To improve the quality of life for many "touch-deprived" nursing home residents, long-term care providers should consider implementation of a massage therapy program, Brianna Allen and Dawn Nelson suggest in an article in Provider.
Residents who receive only limited physical contact may experience a "lessened desire to interact with others and a weakened cognitive status," the authors write. Therapeutic massage produces a number of physical and emotional benefits that help alleviate such problems.
A facility's social services director, activity coordinator, or director of resident services should coordinate the program selecting residents who qualify, scheduling sessions, helping design billing procedures, promoting the program, and hiring massage therapists.

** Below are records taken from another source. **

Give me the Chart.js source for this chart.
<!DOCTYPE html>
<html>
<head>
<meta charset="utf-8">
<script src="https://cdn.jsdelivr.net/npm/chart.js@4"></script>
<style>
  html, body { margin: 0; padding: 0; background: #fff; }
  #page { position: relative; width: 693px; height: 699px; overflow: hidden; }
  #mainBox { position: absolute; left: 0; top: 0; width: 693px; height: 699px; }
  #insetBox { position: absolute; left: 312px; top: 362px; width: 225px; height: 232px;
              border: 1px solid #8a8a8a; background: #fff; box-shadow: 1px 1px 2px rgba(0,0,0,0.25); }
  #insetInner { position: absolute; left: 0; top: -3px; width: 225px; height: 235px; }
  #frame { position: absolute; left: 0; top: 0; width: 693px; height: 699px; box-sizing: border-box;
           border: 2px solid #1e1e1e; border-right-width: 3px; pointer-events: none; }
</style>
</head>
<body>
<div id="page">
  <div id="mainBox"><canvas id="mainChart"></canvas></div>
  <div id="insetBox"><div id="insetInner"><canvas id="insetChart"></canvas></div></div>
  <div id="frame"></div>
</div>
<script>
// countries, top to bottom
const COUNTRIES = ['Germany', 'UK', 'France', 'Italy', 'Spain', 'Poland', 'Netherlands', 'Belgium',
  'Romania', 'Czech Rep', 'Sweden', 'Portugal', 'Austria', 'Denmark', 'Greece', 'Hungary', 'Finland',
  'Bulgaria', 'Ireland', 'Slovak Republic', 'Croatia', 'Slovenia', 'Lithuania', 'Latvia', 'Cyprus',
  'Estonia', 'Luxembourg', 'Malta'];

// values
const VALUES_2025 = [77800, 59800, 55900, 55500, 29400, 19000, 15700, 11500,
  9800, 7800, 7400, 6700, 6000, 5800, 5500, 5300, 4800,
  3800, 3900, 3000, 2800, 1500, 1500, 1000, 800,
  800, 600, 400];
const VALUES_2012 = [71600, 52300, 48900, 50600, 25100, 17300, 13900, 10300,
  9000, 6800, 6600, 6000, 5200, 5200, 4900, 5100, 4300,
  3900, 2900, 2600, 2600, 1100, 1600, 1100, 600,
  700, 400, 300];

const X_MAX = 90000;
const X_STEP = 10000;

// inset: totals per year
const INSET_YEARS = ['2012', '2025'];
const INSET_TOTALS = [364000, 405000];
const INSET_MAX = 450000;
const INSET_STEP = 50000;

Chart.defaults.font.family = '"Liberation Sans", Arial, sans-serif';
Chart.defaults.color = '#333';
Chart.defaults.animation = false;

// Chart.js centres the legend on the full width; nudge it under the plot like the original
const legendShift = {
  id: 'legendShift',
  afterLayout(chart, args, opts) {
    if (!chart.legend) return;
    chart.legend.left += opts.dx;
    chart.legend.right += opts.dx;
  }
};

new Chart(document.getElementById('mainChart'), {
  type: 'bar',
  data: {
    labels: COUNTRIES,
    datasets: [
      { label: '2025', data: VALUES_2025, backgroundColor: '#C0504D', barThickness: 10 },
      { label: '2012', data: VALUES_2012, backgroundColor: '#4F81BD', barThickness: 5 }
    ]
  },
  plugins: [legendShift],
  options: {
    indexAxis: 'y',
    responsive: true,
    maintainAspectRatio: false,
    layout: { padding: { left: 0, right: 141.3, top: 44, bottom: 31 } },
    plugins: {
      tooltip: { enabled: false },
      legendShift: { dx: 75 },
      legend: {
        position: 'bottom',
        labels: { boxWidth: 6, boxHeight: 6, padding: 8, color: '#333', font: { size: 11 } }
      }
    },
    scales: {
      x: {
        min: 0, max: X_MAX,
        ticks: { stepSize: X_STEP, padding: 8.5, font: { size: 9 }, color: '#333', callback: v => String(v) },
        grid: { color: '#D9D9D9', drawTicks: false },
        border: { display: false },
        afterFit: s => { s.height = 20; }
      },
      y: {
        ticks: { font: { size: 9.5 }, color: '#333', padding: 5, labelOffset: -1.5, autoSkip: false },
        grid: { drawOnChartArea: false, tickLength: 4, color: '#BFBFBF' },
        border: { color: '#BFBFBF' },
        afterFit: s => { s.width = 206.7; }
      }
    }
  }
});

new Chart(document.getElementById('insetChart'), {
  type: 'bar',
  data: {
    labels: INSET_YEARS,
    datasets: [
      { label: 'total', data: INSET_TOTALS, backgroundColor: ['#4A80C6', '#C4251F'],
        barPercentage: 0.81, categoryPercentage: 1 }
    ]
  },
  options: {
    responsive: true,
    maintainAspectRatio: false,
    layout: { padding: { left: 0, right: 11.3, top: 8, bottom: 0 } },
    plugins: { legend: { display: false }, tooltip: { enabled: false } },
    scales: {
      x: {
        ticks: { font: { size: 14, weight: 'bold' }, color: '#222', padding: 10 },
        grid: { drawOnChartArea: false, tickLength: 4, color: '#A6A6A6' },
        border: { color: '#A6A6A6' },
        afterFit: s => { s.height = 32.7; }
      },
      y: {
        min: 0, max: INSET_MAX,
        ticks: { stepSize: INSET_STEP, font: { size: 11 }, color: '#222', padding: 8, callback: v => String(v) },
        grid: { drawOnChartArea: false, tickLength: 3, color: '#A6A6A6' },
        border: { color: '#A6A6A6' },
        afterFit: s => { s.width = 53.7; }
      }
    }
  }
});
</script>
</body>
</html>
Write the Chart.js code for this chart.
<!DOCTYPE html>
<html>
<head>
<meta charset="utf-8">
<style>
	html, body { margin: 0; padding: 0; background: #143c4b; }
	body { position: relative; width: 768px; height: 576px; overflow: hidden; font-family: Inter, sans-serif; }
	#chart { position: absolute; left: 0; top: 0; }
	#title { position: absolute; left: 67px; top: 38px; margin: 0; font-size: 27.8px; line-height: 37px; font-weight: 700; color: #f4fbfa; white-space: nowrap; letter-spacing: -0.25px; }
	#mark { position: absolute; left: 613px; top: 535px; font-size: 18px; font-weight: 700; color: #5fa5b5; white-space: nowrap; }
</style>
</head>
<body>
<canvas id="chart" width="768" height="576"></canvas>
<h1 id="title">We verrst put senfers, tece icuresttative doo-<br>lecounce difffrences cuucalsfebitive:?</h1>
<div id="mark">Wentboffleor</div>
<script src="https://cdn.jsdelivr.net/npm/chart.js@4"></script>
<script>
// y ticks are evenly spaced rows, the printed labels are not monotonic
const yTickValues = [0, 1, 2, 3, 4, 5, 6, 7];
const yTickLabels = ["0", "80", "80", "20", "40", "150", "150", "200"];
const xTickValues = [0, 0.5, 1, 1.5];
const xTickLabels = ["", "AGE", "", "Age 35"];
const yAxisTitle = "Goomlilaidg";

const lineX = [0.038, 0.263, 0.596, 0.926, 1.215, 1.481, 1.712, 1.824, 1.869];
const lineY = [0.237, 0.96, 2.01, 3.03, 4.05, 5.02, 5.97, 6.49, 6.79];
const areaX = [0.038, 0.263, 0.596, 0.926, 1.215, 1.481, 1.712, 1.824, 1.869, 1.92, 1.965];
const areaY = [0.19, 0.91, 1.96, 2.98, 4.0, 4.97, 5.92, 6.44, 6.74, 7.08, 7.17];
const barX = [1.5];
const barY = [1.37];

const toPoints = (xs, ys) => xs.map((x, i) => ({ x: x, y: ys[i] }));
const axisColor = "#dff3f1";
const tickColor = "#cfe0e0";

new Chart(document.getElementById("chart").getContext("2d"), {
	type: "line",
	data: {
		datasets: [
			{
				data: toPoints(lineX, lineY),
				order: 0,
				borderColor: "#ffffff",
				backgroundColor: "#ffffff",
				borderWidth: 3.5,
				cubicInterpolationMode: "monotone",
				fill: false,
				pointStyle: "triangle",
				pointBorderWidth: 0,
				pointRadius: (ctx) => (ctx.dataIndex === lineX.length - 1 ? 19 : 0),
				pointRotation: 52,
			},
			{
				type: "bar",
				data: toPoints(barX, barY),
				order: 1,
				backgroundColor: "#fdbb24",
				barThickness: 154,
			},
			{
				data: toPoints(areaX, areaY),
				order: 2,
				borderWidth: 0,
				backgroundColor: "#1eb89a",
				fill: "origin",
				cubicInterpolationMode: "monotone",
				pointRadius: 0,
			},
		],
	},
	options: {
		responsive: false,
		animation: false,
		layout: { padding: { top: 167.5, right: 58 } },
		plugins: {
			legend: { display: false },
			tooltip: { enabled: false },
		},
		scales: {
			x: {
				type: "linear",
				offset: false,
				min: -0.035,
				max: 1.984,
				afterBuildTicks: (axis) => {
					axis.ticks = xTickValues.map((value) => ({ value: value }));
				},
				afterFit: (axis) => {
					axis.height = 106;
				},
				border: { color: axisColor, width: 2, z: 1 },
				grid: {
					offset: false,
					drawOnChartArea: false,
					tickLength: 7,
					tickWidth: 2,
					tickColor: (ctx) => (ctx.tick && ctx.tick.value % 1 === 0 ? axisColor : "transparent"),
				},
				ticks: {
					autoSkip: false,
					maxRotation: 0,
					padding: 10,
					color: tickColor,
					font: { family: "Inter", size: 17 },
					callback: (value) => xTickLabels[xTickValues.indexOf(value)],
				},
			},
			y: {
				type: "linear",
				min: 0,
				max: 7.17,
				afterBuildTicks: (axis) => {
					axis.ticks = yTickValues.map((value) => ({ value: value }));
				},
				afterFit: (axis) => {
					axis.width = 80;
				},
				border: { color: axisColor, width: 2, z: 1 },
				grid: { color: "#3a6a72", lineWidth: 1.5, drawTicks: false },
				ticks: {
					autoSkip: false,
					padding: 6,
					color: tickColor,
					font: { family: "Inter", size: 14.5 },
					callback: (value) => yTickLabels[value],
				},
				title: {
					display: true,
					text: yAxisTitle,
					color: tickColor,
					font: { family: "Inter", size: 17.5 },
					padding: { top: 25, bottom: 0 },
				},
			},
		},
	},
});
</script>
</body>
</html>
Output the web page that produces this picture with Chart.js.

Therapists should be professionally certified, the authors emphasize. They suggest looking for candidates who are "comfortable in a nursing facility environment and in the presence of the elderly and . . . familiar with the characteristics of aging and specific illnesses represented within the long term care population."
Various payment mechanisms for massage sessions are possible. One approach is to make them available in a manner similar to how beauty salon services are offered. After completing a session, therapists should perform a written evaluation of the client and send it to a family member or other responsible party.
Word-of-mouth can be an effective way of promoting a massage therapy program, Allen and Nelson note. But long-term care facilities should also provide information to residents and their families on admission and call attention to the service in activity calendars, bedside service listings, and family support group meetings.